GIVEN TASK:
All lines featuring the string "this" are to be listed.

PROVIDED RECORDS:
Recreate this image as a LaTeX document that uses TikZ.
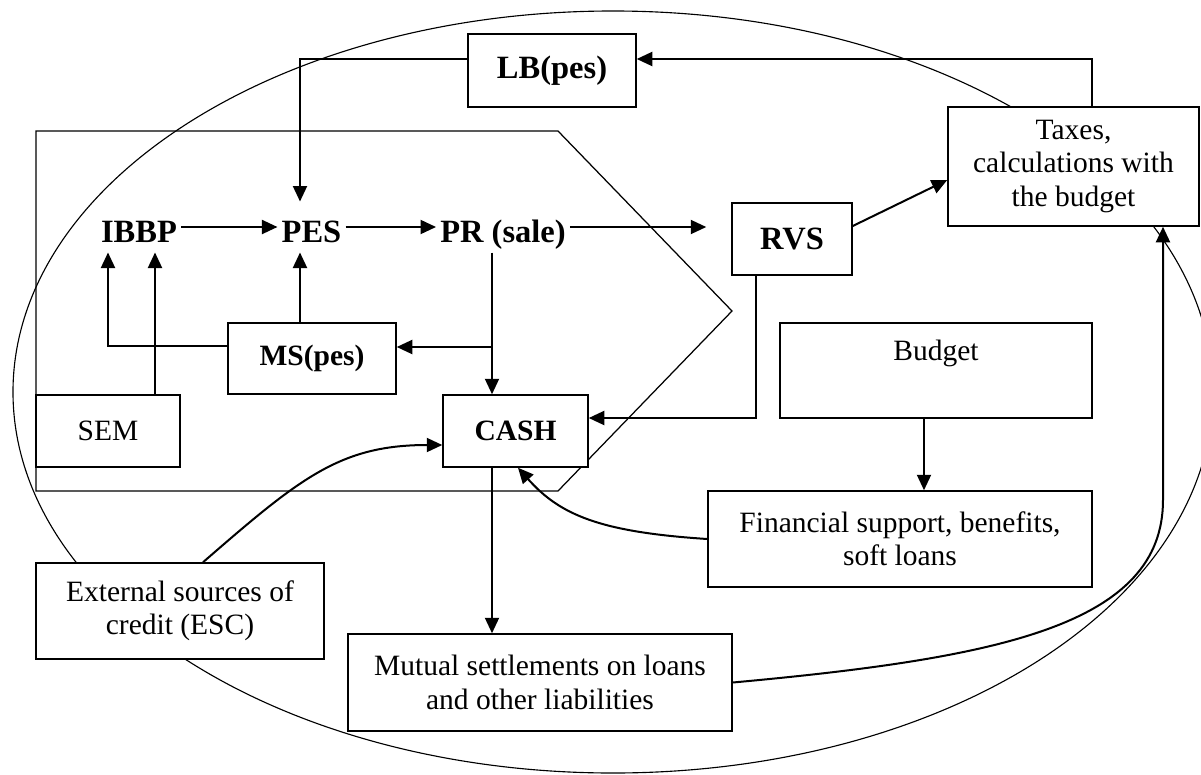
==
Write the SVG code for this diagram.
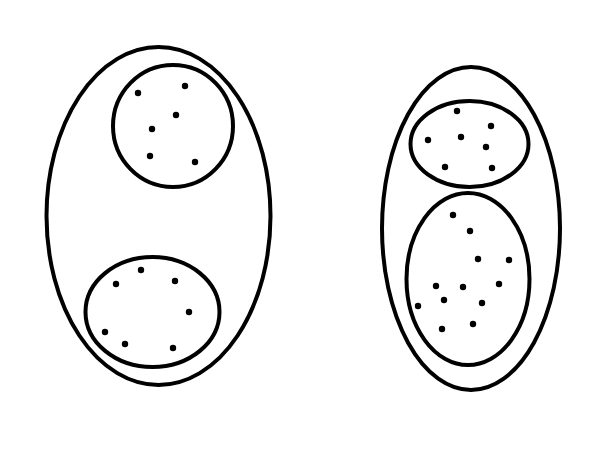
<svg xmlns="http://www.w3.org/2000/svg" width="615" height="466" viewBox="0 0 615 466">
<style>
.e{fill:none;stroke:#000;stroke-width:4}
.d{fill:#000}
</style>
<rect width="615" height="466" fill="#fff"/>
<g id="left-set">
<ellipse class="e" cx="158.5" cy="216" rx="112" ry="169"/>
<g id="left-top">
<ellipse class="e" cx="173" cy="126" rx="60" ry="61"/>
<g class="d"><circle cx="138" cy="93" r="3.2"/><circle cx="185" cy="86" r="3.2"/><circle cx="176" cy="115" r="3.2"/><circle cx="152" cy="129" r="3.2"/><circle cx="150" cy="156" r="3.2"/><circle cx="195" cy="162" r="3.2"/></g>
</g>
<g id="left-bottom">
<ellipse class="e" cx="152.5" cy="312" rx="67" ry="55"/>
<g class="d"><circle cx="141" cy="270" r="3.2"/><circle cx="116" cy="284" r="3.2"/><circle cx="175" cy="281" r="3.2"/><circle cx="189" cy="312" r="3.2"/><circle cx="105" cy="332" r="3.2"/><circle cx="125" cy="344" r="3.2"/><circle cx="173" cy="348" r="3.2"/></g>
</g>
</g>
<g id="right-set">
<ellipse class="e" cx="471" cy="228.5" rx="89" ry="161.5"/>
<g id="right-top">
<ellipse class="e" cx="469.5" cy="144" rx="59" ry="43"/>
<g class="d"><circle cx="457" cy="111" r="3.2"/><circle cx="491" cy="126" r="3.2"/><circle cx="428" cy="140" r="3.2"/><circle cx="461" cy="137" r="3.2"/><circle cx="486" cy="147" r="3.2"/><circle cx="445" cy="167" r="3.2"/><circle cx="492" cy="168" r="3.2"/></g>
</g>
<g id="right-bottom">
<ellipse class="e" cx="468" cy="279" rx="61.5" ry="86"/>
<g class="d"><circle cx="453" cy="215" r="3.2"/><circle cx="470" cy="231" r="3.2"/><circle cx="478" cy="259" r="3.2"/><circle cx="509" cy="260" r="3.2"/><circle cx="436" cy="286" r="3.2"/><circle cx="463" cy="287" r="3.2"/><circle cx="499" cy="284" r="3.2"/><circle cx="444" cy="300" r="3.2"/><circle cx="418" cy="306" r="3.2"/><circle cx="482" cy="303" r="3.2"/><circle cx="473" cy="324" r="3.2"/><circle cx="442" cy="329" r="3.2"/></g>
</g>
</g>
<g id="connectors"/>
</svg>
---
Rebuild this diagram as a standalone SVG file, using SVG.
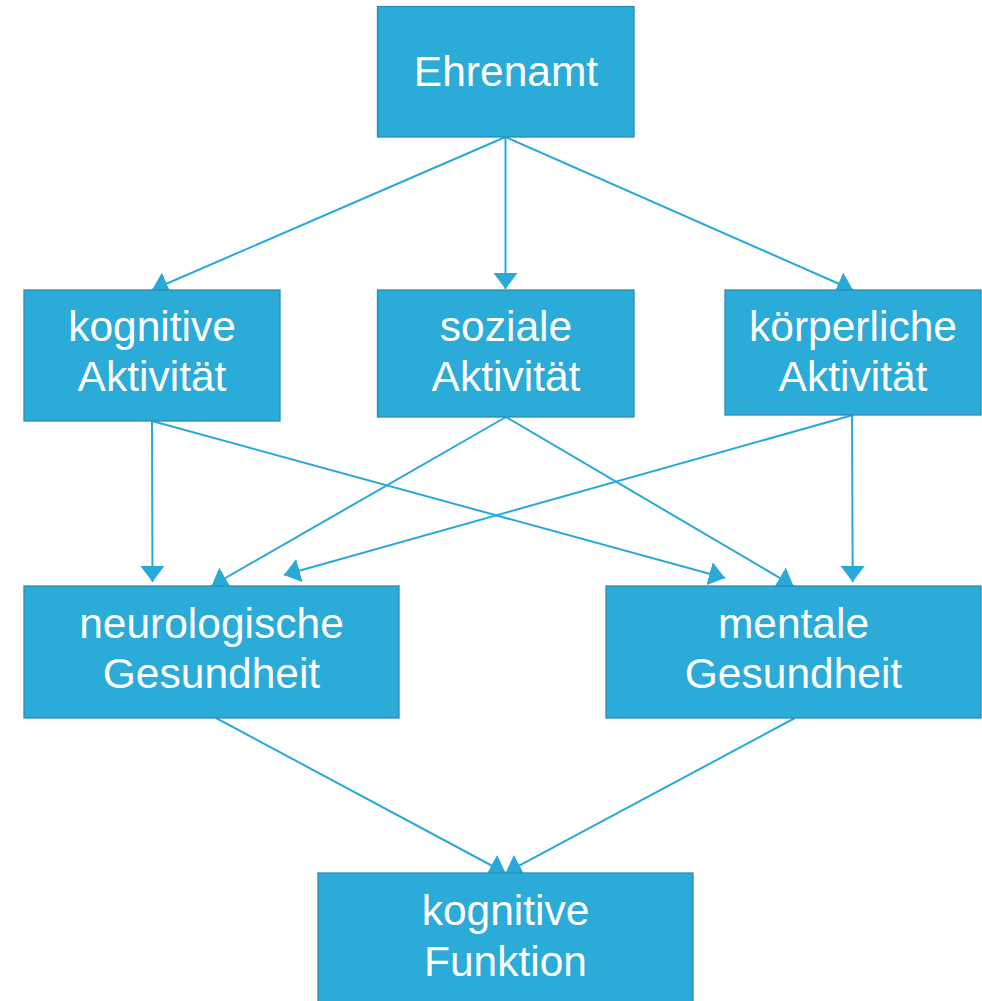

RESPONSE TO THE TASK:
Recreate this image as a LaTeX document that uses TikZ.
Write the SVG code for this diagram.
Rebuild this diagram as a standalone SVG file, using SVG.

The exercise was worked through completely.